- _Your goal_:
Within the listing below, locate all lines containing the word "chart". Copy each one.

- _Available data_:
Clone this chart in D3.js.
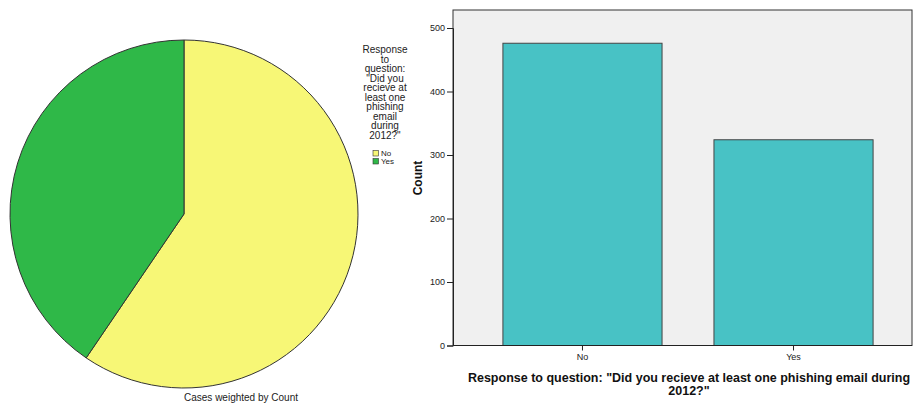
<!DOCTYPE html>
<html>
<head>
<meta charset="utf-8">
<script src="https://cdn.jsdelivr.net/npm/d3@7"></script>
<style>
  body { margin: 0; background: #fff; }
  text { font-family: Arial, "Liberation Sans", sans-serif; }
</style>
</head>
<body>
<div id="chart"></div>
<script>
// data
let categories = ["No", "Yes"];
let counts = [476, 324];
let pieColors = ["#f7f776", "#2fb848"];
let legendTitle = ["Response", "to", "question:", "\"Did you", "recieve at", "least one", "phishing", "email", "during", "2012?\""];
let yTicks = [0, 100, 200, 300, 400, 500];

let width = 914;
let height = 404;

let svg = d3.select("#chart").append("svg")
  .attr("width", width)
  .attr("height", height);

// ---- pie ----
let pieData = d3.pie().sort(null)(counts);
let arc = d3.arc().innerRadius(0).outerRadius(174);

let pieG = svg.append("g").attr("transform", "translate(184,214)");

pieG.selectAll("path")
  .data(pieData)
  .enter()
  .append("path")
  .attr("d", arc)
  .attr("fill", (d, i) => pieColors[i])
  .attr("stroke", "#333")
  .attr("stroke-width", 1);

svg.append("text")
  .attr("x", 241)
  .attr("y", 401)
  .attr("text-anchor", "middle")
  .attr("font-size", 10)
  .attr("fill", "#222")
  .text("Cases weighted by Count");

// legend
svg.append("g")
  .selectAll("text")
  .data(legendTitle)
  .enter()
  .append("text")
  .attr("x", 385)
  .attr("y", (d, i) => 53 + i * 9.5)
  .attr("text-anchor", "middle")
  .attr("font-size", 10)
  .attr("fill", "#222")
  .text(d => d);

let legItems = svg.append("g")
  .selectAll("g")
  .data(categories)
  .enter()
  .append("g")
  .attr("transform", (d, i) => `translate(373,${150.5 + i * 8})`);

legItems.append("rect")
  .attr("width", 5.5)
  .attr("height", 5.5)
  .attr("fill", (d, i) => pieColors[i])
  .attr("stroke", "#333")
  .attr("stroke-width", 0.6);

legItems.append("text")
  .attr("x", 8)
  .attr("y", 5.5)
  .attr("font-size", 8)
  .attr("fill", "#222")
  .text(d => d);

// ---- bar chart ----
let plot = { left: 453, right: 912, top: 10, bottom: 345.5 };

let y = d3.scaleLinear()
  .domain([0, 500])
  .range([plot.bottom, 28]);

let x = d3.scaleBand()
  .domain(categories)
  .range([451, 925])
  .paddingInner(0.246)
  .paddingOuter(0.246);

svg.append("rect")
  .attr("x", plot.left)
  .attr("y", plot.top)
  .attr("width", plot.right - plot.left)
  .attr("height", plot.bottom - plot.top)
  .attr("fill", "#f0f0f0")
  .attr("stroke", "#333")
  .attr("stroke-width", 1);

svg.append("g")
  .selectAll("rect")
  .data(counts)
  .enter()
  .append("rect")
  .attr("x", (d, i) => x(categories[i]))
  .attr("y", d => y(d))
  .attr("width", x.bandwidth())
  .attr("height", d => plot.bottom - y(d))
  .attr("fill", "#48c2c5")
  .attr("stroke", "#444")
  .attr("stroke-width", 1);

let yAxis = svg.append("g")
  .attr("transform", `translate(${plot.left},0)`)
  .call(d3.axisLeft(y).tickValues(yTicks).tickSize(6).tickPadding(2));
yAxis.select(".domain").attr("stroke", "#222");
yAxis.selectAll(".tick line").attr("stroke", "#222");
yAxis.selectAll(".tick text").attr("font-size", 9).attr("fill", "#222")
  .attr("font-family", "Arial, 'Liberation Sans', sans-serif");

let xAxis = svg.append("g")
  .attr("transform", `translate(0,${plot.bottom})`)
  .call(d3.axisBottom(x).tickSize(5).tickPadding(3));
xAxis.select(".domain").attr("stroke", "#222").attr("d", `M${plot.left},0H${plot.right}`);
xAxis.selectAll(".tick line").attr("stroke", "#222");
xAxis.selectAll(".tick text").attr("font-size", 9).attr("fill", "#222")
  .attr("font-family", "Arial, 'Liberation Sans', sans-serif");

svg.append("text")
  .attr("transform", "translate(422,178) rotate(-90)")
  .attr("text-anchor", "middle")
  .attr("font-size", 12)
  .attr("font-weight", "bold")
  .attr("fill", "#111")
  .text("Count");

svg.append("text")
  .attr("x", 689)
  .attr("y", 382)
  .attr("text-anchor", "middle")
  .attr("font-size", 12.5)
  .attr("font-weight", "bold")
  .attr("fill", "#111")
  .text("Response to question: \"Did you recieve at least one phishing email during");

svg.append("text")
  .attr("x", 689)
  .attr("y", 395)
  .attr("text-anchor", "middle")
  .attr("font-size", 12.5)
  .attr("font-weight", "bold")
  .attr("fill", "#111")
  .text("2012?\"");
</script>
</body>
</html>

- _Full solution_:
Clone this chart in D3.js.
<div id="chart"></div>
let svg = d3.select("#chart").append("svg")
// ---- bar chart ----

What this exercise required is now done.